Items listed in a dataset:
--------------------------------------------------
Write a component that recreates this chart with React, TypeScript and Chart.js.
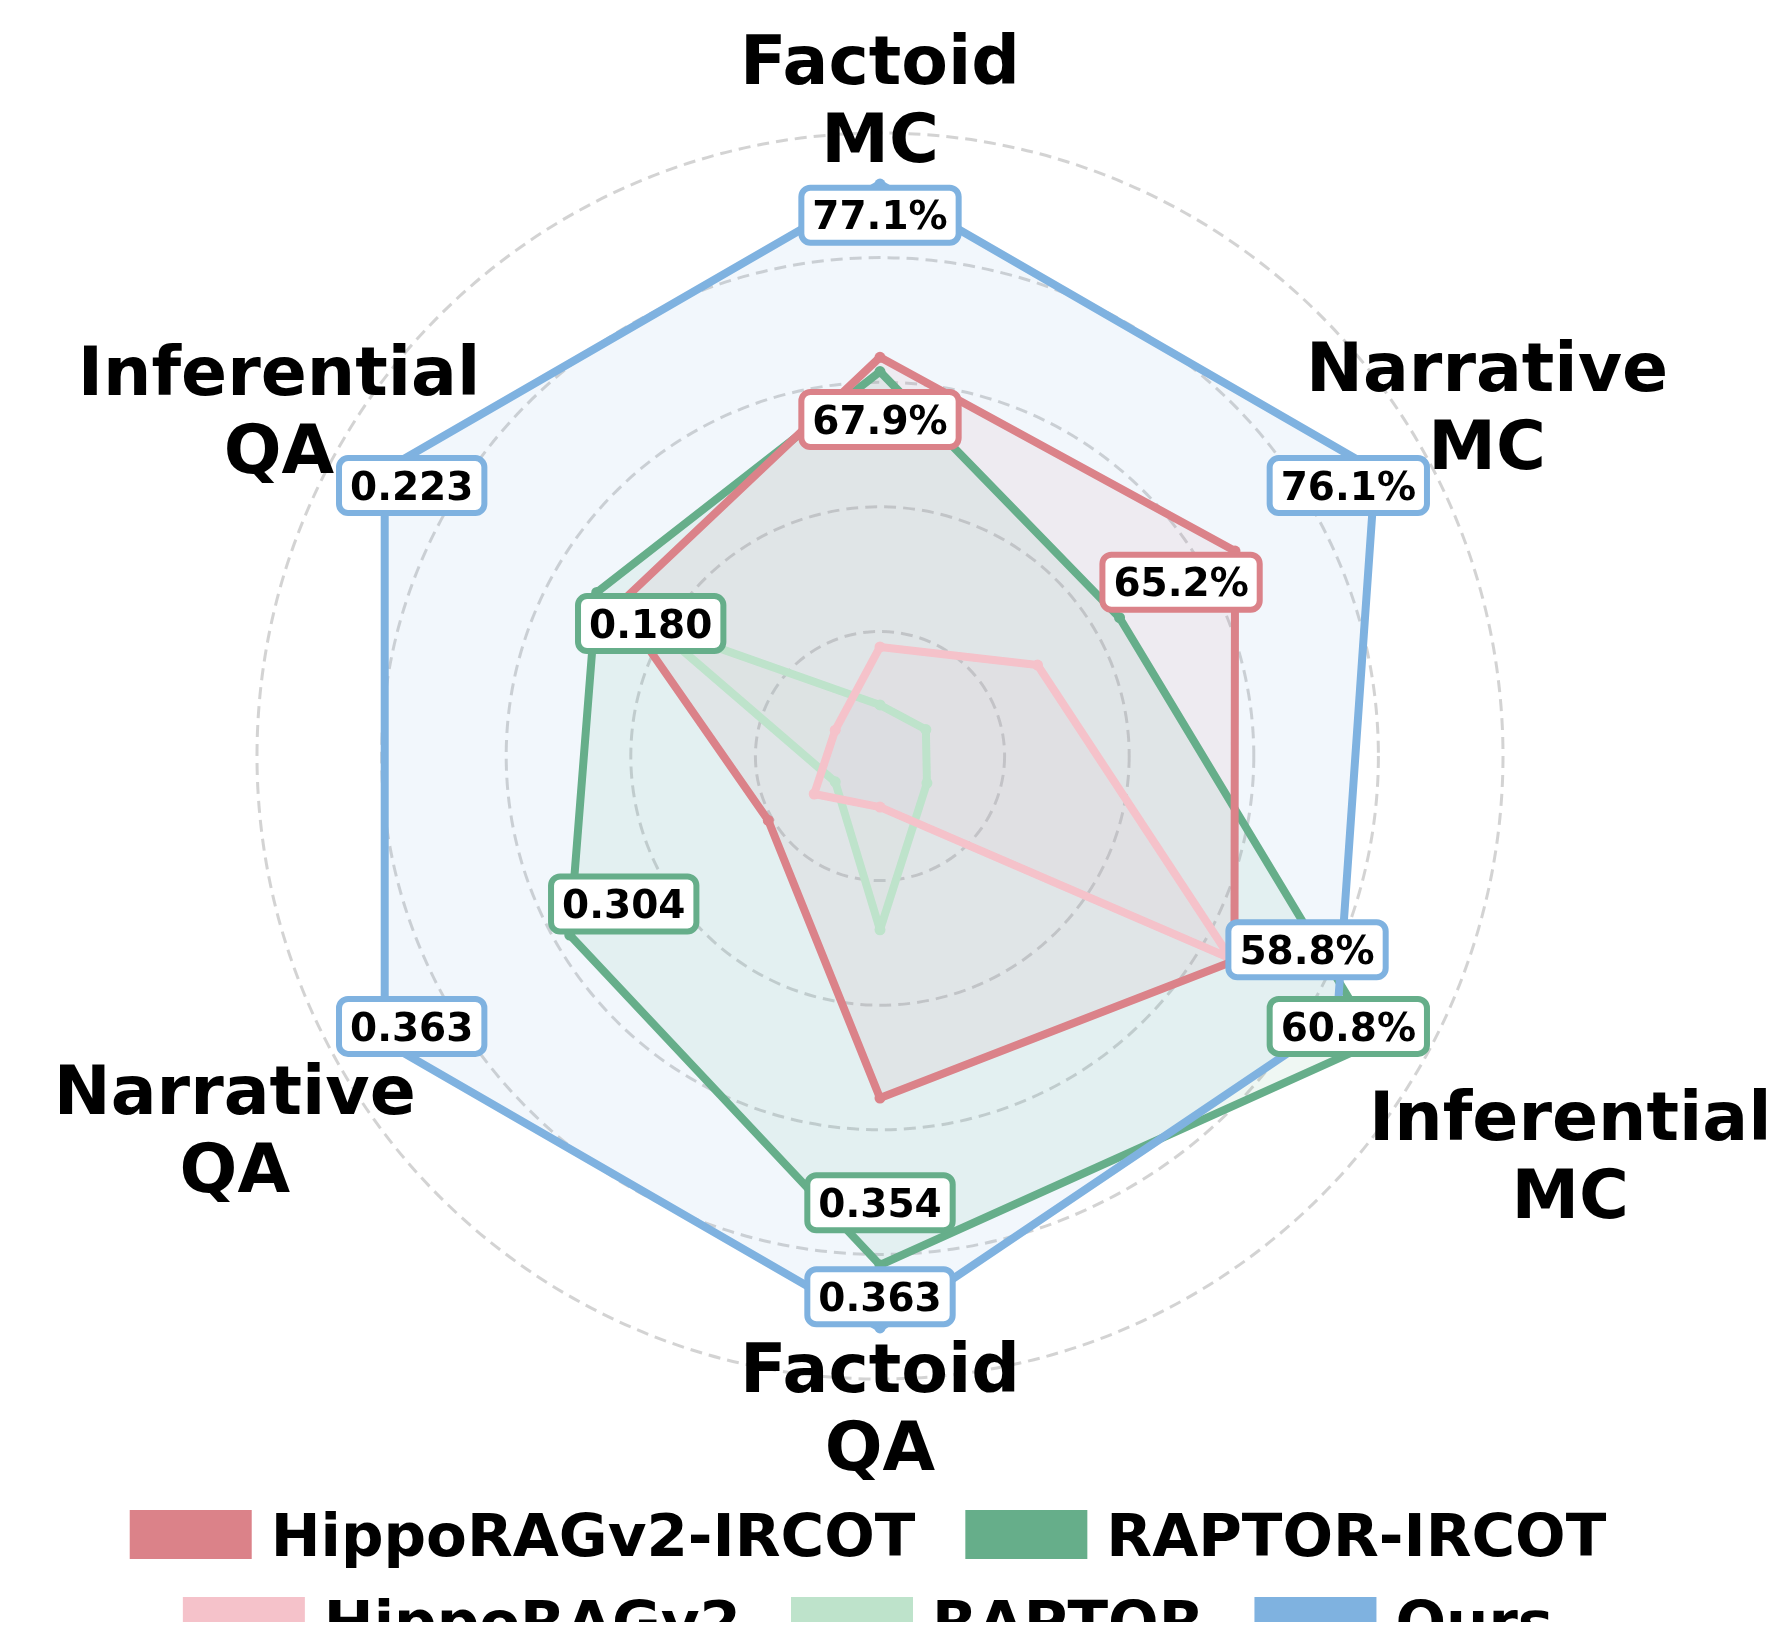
import React, { useEffect, useRef } from "react";
import { Chart, registerables } from "chart.js";

Chart.register(...registerables);

// ---------------- data ----------------
const AXIS_LABELS: string[][] = [
  ["Factoid", "MC"],
  ["Narrative", "MC"],
  ["Inferential", "MC"],
  ["Factoid", "QA"],
  ["Narrative", "QA"],
  ["Inferential", "QA"],
];

const SERIES_NAMES = ["HippoRAGv2-IRCOT", "RAPTOR-IRCOT", "HippoRAGv2", "RAPTOR", "Ours"];

// normalized (plotted) scores per axis, in AXIS_LABELS order
const HIPPORAG_IRCOT = [0.64, 0.658, 0.657, 0.549, 0.207, 0.485];
const RAPTOR_IRCOT = [0.617, 0.444, 0.918, 0.817, 0.575, 0.525];
const HIPPORAG = [0.175, 0.292, 0.65, 0.082, 0.122, 0.083];
const RAPTOR = [0.082, 0.085, 0.087, 0.279, 0.083, 0.421];
const OURS = [0.918, 0.918, 0.847, 0.918, 0.918, 0.918];

// annotated raw scores (best and runner-up on each axis)
const BEST_SERIES = [4, 4, 1, 4, 4, 4];
const BEST_SCORES = ["77.1%", "76.1%", "60.8%", "0.363", "0.363", "0.223"];
const SECOND_SERIES = [0, 0, 4, 1, 1, 1];
const SECOND_SCORES = ["67.9%", "65.2%", "58.8%", "0.354", "0.304", "0.180"];

const LEGEND_ROWS = [
  [0, 1],
  [2, 3, 4],
];

// ---------------- style / layout ----------------
const COLORS = ["#DB8289", "#66AE8A", "#F5C2CA", "#BEE3CB", "#7FB2E0"];
const FILL_ALPHA = 0.1;
const DRAW_ORDER = [1, 2, 3, 4, 0];
const FONT = '"DejaVu Sans", "Liberation Sans", sans-serif';
const AXIS_FONT = 68;
const AXIS_LINE = 78;
const AXIS_LABEL_GAP = [35, 78, 174, 27, 122, 71];
const TAG_FONT = 39;
const BEST_DROP = 0.05;
const SECOND_DROP = 0.1;
const SECOND_NUDGE = [
  [0, 0],
  [0, 0],
  [24, -39],
  [0, 0],
  [0, 0],
  [0, 0],
];
const LEGEND_FONT = 59.5;
const LEGEND_CENTER_X = 860;
const LEGEND_ROW_TOP = [1502, 1589];
const CANVAS_W = 1768;
const CANVAS_H = 1622;

function hexToRgba(hex: string, a: number) {
  const n = parseInt(hex.slice(1), 16);
  return `rgba(${(n >> 16) & 255},${(n >> 8) & 255},${n & 255},${a})`;
}

const overlayPlugin = {
  id: "overlay",
  afterDatasetsDraw(chart: any) {
    const ctx: CanvasRenderingContext2D = chart.ctx;
    const scale = chart.scales.r;
    ctx.save();

    // axis titles
    ctx.fillStyle = "#000";
    ctx.textAlign = "center";
    ctx.textBaseline = "alphabetic";
    ctx.font = `bold ${AXIS_FONT}px ${FONT}`;
    const cap = 0.729 * AXIS_FONT;
    AXIS_LABELS.forEach((lines, i) => {
      const p = scale.getPointPosition(i, scale.drawingArea + AXIS_LABEL_GAP[i]);
      const b1 = p.y + cap / 2 - AXIS_LINE / 2;
      lines.forEach((t, k) => ctx.fillText(t, p.x, b1 + k * AXIS_LINE));
    });

    // score tags
    ctx.font = `bold ${TAG_FONT}px ${FONT}`;
    const drawTag = (axis: number, series: number, text: string, drop: number, nudge: number[]) => {
      const v = chart.data.datasets[series].data[axis] as number;
      const p = scale.getPointPositionForValue(axis, v - drop);
      const cx = p.x + nudge[0];
      const cy = p.y + nudge[1];
      const tw = ctx.measureText(text).width;
      const w = tw + 22;
      const h = 55;
      ctx.beginPath();
      (ctx as any).roundRect(cx - w / 2, cy - h / 2, w, h, 9);
      ctx.fillStyle = "#ffffff";
      ctx.fill();
      ctx.lineWidth = 6;
      ctx.strokeStyle = COLORS[series];
      ctx.stroke();
      ctx.fillStyle = "#000";
      ctx.fillText(text, cx, cy + 0.3645 * TAG_FONT);
    };
    AXIS_LABELS.forEach((_, i) => {
      drawTag(i, SECOND_SERIES[i], SECOND_SCORES[i], SECOND_DROP, SECOND_NUDGE[i]);
      drawTag(i, BEST_SERIES[i], BEST_SCORES[i], BEST_DROP, [0, 0]);
    });

    // legend
    ctx.font = `bold ${LEGEND_FONT}px ${FONT}`;
    ctx.textAlign = "left";
    const boxW = 122;
    const boxH = 49;
    const gap = 19;
    const itemGap = 50;
    LEGEND_ROWS.forEach((row, r) => {
      const widths = row.map((s) => boxW + gap + ctx.measureText(SERIES_NAMES[s]).width);
      const total = widths.reduce((a, b) => a + b, 0) + itemGap * (row.length - 1);
      let x = LEGEND_CENTER_X - total / 2;
      const top = LEGEND_ROW_TOP[r];
      row.forEach((s, k) => {
        ctx.fillStyle = COLORS[s];
        ctx.fillRect(x, top, boxW, boxH);
        ctx.fillStyle = "#000";
        ctx.fillText(SERIES_NAMES[s], x + boxW + gap, top + boxH / 2 + 0.3645 * LEGEND_FONT);
        x += widths[k] + itemGap;
      });
    });
    ctx.restore();
  },
};

export default function App() {
  const ref = useRef<HTMLCanvasElement>(null);

  useEffect(() => {
    if (!ref.current) return;
    const series = [HIPPORAG_IRCOT, RAPTOR_IRCOT, HIPPORAG, RAPTOR, OURS];
    const chart = new Chart(ref.current, {
      type: "radar",
      data: {
        labels: AXIS_LABELS.map((l) => l.join(" ")),
        datasets: series.map((d, i) => ({
          label: SERIES_NAMES[i],
          data: d,
          order: DRAW_ORDER[i],
          borderColor: COLORS[i],
          backgroundColor: hexToRgba(COLORS[i], FILL_ALPHA),
          fill: true,
          borderWidth: 8,
          borderJoinStyle: "round",
          borderCapStyle: "round",
          pointRadius: 5.5,
          pointBorderWidth: 0,
          pointBackgroundColor: COLORS[i],
          pointHoverRadius: 5.5,
        })),
      },
      options: {
        responsive: false,
        animation: false,
        devicePixelRatio: 1,
        layout: { padding: { left: 249, right: 273, top: 125, bottom: 251 } },
        plugins: {
          legend: { display: false },
          tooltip: { enabled: false },
          filler: { drawTime: "beforeDatasetsDraw" },
        },
        elements: { line: { tension: 0 } },
        scales: {
          r: {
            min: 0,
            max: 1,
            ticks: { display: false, stepSize: 0.2 },
            pointLabels: { display: false },
            angleLines: { display: false },
            grid: { circular: true, color: "rgba(150,150,150,0.42)", lineWidth: 3 },
            border: { dash: [12, 7] },
          },
        },
      } as any,
      plugins: [overlayPlugin],
    } as any);
    return () => chart.destroy();
  }, []);

  return (
    <div style={{ height: 1614 }}>
      <canvas
        ref={ref}
        width={CANVAS_W}
        height={CANVAS_H}
        style={{ display: "block", width: CANVAS_W, height: CANVAS_H }}
      />
    </div>
  );
}
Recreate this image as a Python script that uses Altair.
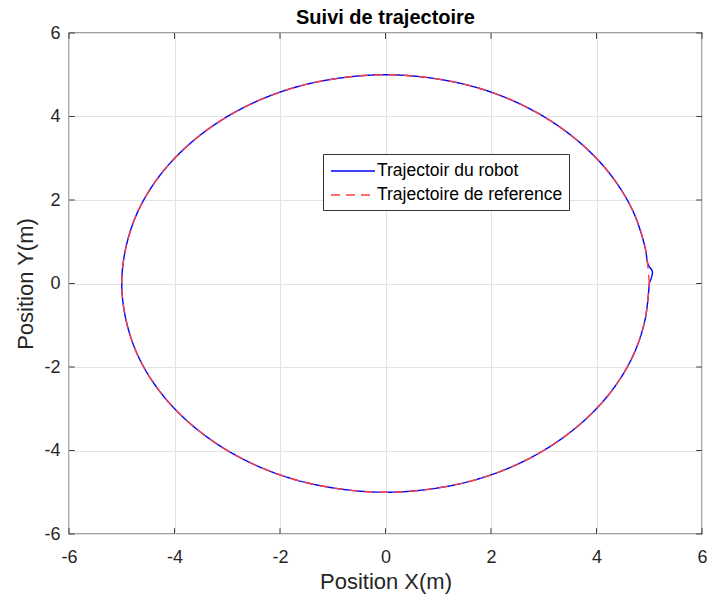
--------------------------------------------------
**WHAT IS BEING ASKED**
Leave the pictures out, and print every line of the listing exactly as written.

**COMPLETE RESPONSE**
Write a component that recreates this chart with React, TypeScript and Chart.js.
import React, { useEffect, useRef } from "react";
import { Chart, registerables } from "chart.js";

Chart.register(...registerables);

// ---------------- data ----------------
const AXIS_LABELS: string[][] = [
  ["Factoid", "MC"],
  ["Narrative", "MC"],
  ["Inferential", "MC"],
  ["Factoid", "QA"],
  ["Narrative", "QA"],
  ["Inferential", "QA"],
];

const SERIES_NAMES = ["HippoRAGv2-IRCOT", "RAPTOR-IRCOT", "HippoRAGv2", "RAPTOR", "Ours"];

// normalized (plotted) scores per axis, in AXIS_LABELS order
const HIPPORAG_IRCOT = [0.64, 0.658, 0.657, 0.549, 0.207, 0.485];
const RAPTOR_IRCOT = [0.617, 0.444, 0.918, 0.817, 0.575, 0.525];
const HIPPORAG = [0.175, 0.292, 0.65, 0.082, 0.122, 0.083];
const RAPTOR = [0.082, 0.085, 0.087, 0.279, 0.083, 0.421];
const OURS = [0.918, 0.918, 0.847, 0.918, 0.918, 0.918];

// annotated raw scores (best and runner-up on each axis)
const BEST_SERIES = [4, 4, 1, 4, 4, 4];
const BEST_SCORES = ["77.1%", "76.1%", "60.8%", "0.363", "0.363", "0.223"];
const SECOND_SERIES = [0, 0, 4, 1, 1, 1];
const SECOND_SCORES = ["67.9%", "65.2%", "58.8%", "0.354", "0.304", "0.180"];

const LEGEND_ROWS = [
  [0, 1],
  [2, 3, 4],
];

// ---------------- style / layout ----------------
const COLORS = ["#DB8289", "#66AE8A", "#F5C2CA", "#BEE3CB", "#7FB2E0"];
const FILL_ALPHA = 0.1;
const DRAW_ORDER = [1, 2, 3, 4, 0];
const FONT = '"DejaVu Sans", "Liberation Sans", sans-serif';
const AXIS_FONT = 68;
const AXIS_LINE = 78;
const AXIS_LABEL_GAP = [35, 78, 174, 27, 122, 71];
const TAG_FONT = 39;
const BEST_DROP = 0.05;
const SECOND_DROP = 0.1;
const SECOND_NUDGE = [
  [0, 0],
  [0, 0],
  [24, -39],
  [0, 0],
  [0, 0],
  [0, 0],
];
const LEGEND_FONT = 59.5;
const LEGEND_CENTER_X = 860;
const LEGEND_ROW_TOP = [1502, 1589];
const CANVAS_W = 1768;
const CANVAS_H = 1622;

function hexToRgba(hex: string, a: number) {
  const n = parseInt(hex.slice(1), 16);
  return `rgba(${(n >> 16) & 255},${(n >> 8) & 255},${n & 255},${a})`;
}

const overlayPlugin = {
  id: "overlay",
  afterDatasetsDraw(chart: any) {
    const ctx: CanvasRenderingContext2D = chart.ctx;
    const scale = chart.scales.r;
    ctx.save();

    // axis titles
    ctx.fillStyle = "#000";
    ctx.textAlign = "center";
    ctx.textBaseline = "alphabetic";
    ctx.font = `bold ${AXIS_FONT}px ${FONT}`;
    const cap = 0.729 * AXIS_FONT;
    AXIS_LABELS.forEach((lines, i) => {
      const p = scale.getPointPosition(i, scale.drawingArea + AXIS_LABEL_GAP[i]);
      const b1 = p.y + cap / 2 - AXIS_LINE / 2;
      lines.forEach((t, k) => ctx.fillText(t, p.x, b1 + k * AXIS_LINE));
    });

    // score tags
    ctx.font = `bold ${TAG_FONT}px ${FONT}`;
    const drawTag = (axis: number, series: number, text: string, drop: number, nudge: number[]) => {
      const v = chart.data.datasets[series].data[axis] as number;
      const p = scale.getPointPositionForValue(axis, v - drop);
      const cx = p.x + nudge[0];
      const cy = p.y + nudge[1];
      const tw = ctx.measureText(text).width;
      const w = tw + 22;
      const h = 55;
      ctx.beginPath();
      (ctx as any).roundRect(cx - w / 2, cy - h / 2, w, h, 9);
      ctx.fillStyle = "#ffffff";
      ctx.fill();
      ctx.lineWidth = 6;
      ctx.strokeStyle = COLORS[series];
      ctx.stroke();
      ctx.fillStyle = "#000";
      ctx.fillText(text, cx, cy + 0.3645 * TAG_FONT);
    };
    AXIS_LABELS.forEach((_, i) => {
      drawTag(i, SECOND_SERIES[i], SECOND_SCORES[i], SECOND_DROP, SECOND_NUDGE[i]);
      drawTag(i, BEST_SERIES[i], BEST_SCORES[i], BEST_DROP, [0, 0]);
    });

    // legend
    ctx.font = `bold ${LEGEND_FONT}px ${FONT}`;
    ctx.textAlign = "left";
    const boxW = 122;
    const boxH = 49;
    const gap = 19;
    const itemGap = 50;
    LEGEND_ROWS.forEach((row, r) => {
      const widths = row.map((s) => boxW + gap + ctx.measureText(SERIES_NAMES[s]).width);
      const total = widths.reduce((a, b) => a + b, 0) + itemGap * (row.length - 1);
      let x = LEGEND_CENTER_X - total / 2;
      const top = LEGEND_ROW_TOP[r];
      row.forEach((s, k) => {
        ctx.fillStyle = COLORS[s];
        ctx.fillRect(x, top, boxW, boxH);
        ctx.fillStyle = "#000";
        ctx.fillText(SERIES_NAMES[s], x + boxW + gap, top + boxH / 2 + 0.3645 * LEGEND_FONT);
        x += widths[k] + itemGap;
      });
    });
    ctx.restore();
  },
};

export default function App() {
  const ref = useRef<HTMLCanvasElement>(null);

  useEffect(() => {
    if (!ref.current) return;
    const series = [HIPPORAG_IRCOT, RAPTOR_IRCOT, HIPPORAG, RAPTOR, OURS];
    const chart = new Chart(ref.current, {
      type: "radar",
      data: {
        labels: AXIS_LABELS.map((l) => l.join(" ")),
        datasets: series.map((d, i) => ({
          label: SERIES_NAMES[i],
          data: d,
          order: DRAW_ORDER[i],
          borderColor: COLORS[i],
          backgroundColor: hexToRgba(COLORS[i], FILL_ALPHA),
          fill: true,
          borderWidth: 8,
          borderJoinStyle: "round",
          borderCapStyle: "round",
          pointRadius: 5.5,
          pointBorderWidth: 0,
          pointBackgroundColor: COLORS[i],
          pointHoverRadius: 5.5,
        })),
      },
      options: {
        responsive: false,
        animation: false,
        devicePixelRatio: 1,
        layout: { padding: { left: 249, right: 273, top: 125, bottom: 251 } },
        plugins: {
          legend: { display: false },
          tooltip: { enabled: false },
          filler: { drawTime: "beforeDatasetsDraw" },
        },
        elements: { line: { tension: 0 } },
        scales: {
          r: {
            min: 0,
            max: 1,
            ticks: { display: false, stepSize: 0.2 },
            pointLabels: { display: false },
            angleLines: { display: false },
            grid: { circular: true, color: "rgba(150,150,150,0.42)", lineWidth: 3 },
            border: { dash: [12, 7] },
          },
        },
      } as any,
      plugins: [overlayPlugin],
    } as any);
    return () => chart.destroy();
  }, []);

  return (
    <div style={{ height: 1614 }}>
      <canvas
        ref={ref}
        width={CANVAS_W}
        height={CANVAS_H}
        style={{ display: "block", width: CANVAS_W, height: CANVAS_H }}
      />
    </div>
  );
}
Recreate this image as a Python script that uses Altair.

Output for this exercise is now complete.